### Your goal
Output the material exactly, but drop every image it holds.

### Information shown
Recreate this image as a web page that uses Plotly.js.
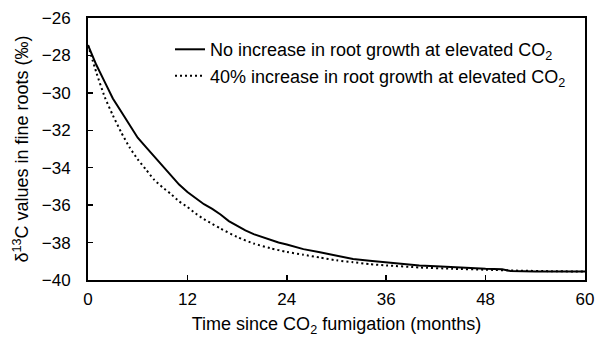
<!DOCTYPE html>
<html>
<head>
<meta charset="utf-8">
<script src="https://cdn.plot.ly/plotly-3.0.1.min.js"></script>
<style>html,body{margin:0;padding:0;background:#fff;}#chart{width:603px;height:338px;}</style>
</head>
<body>
<div id="chart"></div>
<script>
var monthsNoIncrease = [0,1,2,3,4,5,6,7,8,9,10,11,12,13,14,15,16,17,18,19,20,21,22,23,24,26,28,30,32,34,36,38,40,42,44,46,48,50,51,54,57,60];
var deltaNoIncrease = [-27.45,-28.5,-29.4,-30.3,-31.0,-31.7,-32.4,-32.9,-33.4,-33.9,-34.45,-34.9,-35.3,-35.65,-35.95,-36.2,-36.5,-36.85,-37.1,-37.35,-37.55,-37.7,-37.85,-38.0,-38.1,-38.35,-38.52,-38.7,-38.88,-38.97,-39.06,-39.15,-39.22,-39.27,-39.32,-39.37,-39.4,-39.42,-39.52,-39.54,-39.54,-39.54];
var months40pct = [0,1,2,3,4,5,6,7,8,9,10,11,12,13,14,15,16,18,20,22,24,26,28,30,32,34,36,40,44,48,52,56,60];
var delta40pct = [-27.45,-28.9,-30.2,-31.2,-32.1,-32.9,-33.55,-34.1,-34.65,-35.05,-35.4,-35.8,-36.1,-36.45,-36.75,-37.0,-37.25,-37.7,-38.05,-38.3,-38.5,-38.65,-38.8,-38.95,-39.05,-39.15,-39.22,-39.33,-39.4,-39.45,-39.5,-39.53,-39.55];
var xTicks = [0,12,24,36,48,60];
var yTicks = [-40,-38,-36,-34,-32,-30,-28,-26];
var yTickLabels = yTicks.map(function(v){return '\u2212' + Math.abs(v);});

var fam = 'Liberation Sans, Arial, sans-serif';
var titleFont = {family: fam, size: 18, color: '#000'};
var tickFont = {family: fam, size: 17, color: '#000'};
var traces = [
  {x: monthsNoIncrease, y: deltaNoIncrease, mode: 'lines', name: 'No increase in root growth at elevated CO<sub>2</sub>',
   line: {color: '#000', width: 2, shape: 'linear'}},
  {x: months40pct, y: delta40pct, mode: 'lines', name: '40% increase in root growth at elevated CO<sub>2</sub>',
   line: {color: '#000', width: 2, dash: '2px,3px', shape: 'spline', smoothing: 0.6}}
];
var layout = {
  width: 603, height: 338,
  margin: {l: 88, r: 18, t: 18, b: 58},
  paper_bgcolor: '#fff', plot_bgcolor: '#fff',
  font: titleFont,
  showlegend: true,
  legend: {x: 0.165, y: 0.95, xanchor: 'left', yanchor: 'top', bgcolor: 'rgba(0,0,0,0)', font: titleFont, tracegroupgap: 0},
  xaxis: {range: [0, 60], tickvals: xTicks, ticktext: xTicks.map(String), ticks: 'inside', ticklen: 5, tickwidth: 1.5, tickcolor: '#000',
    tickfont: tickFont, ticklabelstandoff: 3,
    showline: true, linecolor: '#000', linewidth: 2, mirror: true, showgrid: false, zeroline: false,
    title: {text: 'Time since CO<sub>2</sub> fumigation (months)', font: titleFont, standoff: 9}},
  yaxis: {range: [-40, -26], tickvals: yTicks, ticktext: yTickLabels, ticks: 'inside', ticklen: 5, tickwidth: 1.5, tickcolor: '#000',
    tickfont: tickFont, ticklabelstandoff: 12,
    showline: true, linecolor: '#000', linewidth: 2, mirror: true, showgrid: false, zeroline: false,
    title: {text: '\u03b4<sup>13</sup>C values in fine roots (\u2030)', font: titleFont, standoff: 8}}
};
Plotly.newPlot('chart', traces, layout, {displayModeBar: false, staticPlot: true});
</script>
</body>
</html>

### Full output
Recreate this image as a web page that uses Plotly.js.
<!DOCTYPE html>
<html>
<head>
<meta charset="utf-8">
<script src="https://cdn.plot.ly/plotly-3.0.1.min.js"></script>
<style>html,body{margin:0;padding:0;background:#fff;}#chart{width:603px;height:338px;}</style>
</head>
<body>
<div id="chart"></div>
<script>
var monthsNoIncrease = [0,1,2,3,4,5,6,7,8,9,10,11,12,13,14,15,16,17,18,19,20,21,22,23,24,26,28,30,32,34,36,38,40,42,44,46,48,50,51,54,57,60];
var deltaNoIncrease = [-27.45,-28.5,-29.4,-30.3,-31.0,-31.7,-32.4,-32.9,-33.4,-33.9,-34.45,-34.9,-35.3,-35.65,-35.95,-36.2,-36.5,-36.85,-37.1,-37.35,-37.55,-37.7,-37.85,-38.0,-38.1,-38.35,-38.52,-38.7,-38.88,-38.97,-39.06,-39.15,-39.22,-39.27,-39.32,-39.37,-39.4,-39.42,-39.52,-39.54,-39.54,-39.54];
var months40pct = [0,1,2,3,4,5,6,7,8,9,10,11,12,13,14,15,16,18,20,22,24,26,28,30,32,34,36,40,44,48,52,56,60];
var delta40pct = [-27.45,-28.9,-30.2,-31.2,-32.1,-32.9,-33.55,-34.1,-34.65,-35.05,-35.4,-35.8,-36.1,-36.45,-36.75,-37.0,-37.25,-37.7,-38.05,-38.3,-38.5,-38.65,-38.8,-38.95,-39.05,-39.15,-39.22,-39.33,-39.4,-39.45,-39.5,-39.53,-39.55];
var xTicks = [0,12,24,36,48,60];
var yTicks = [-40,-38,-36,-34,-32,-30,-28,-26];
var yTickLabels = yTicks.map(function(v){return '\u2212' + Math.abs(v);});

var fam = 'Liberation Sans, Arial, sans-serif';
var titleFont = {family: fam, size: 18, color: '#000'};
var tickFont = {family: fam, size: 17, color: '#000'};
var traces = [
  {x: monthsNoIncrease, y: deltaNoIncrease, mode: 'lines', name: 'No increase in root growth at elevated CO<sub>2</sub>',
   line: {color: '#000', width: 2, shape: 'linear'}},
  {x: months40pct, y: delta40pct, mode: 'lines', name: '40% increase in root growth at elevated CO<sub>2</sub>',
   line: {color: '#000', width: 2, dash: '2px,3px', shape: 'spline', smoothing: 0.6}}
];
var layout = {
  width: 603, height: 338,
  margin: {l: 88, r: 18, t: 18, b: 58},
  paper_bgcolor: '#fff', plot_bgcolor: '#fff',
  font: titleFont,
  showlegend: true,
  legend: {x: 0.165, y: 0.95, xanchor: 'left', yanchor: 'top', bgcolor: 'rgba(0,0,0,0)', font: titleFont, tracegroupgap: 0},
  xaxis: {range: [0, 60], tickvals: xTicks, ticktext: xTicks.map(String), ticks: 'inside', ticklen: 5, tickwidth: 1.5, tickcolor: '#000',
    tickfont: tickFont, ticklabelstandoff: 3,
    showline: true, linecolor: '#000', linewidth: 2, mirror: true, showgrid: false, zeroline: false,
    title: {text: 'Time since CO<sub>2</sub> fumigation (months)', font: titleFont, standoff: 9}},
  yaxis: {range: [-40, -26], tickvals: yTicks, ticktext: yTickLabels, ticks: 'inside', ticklen: 5, tickwidth: 1.5, tickcolor: '#000',
    tickfont: tickFont, ticklabelstandoff: 12,
    showline: true, linecolor: '#000', linewidth: 2, mirror: true, showgrid: false, zeroline: false,
    title: {text: '\u03b4<sup>13</sup>C values in fine roots (\u2030)', font: titleFont, standoff: 8}}
};
Plotly.newPlot('chart', traces, layout, {displayModeBar: false, staticPlot: true});
</script>
</body>
</html>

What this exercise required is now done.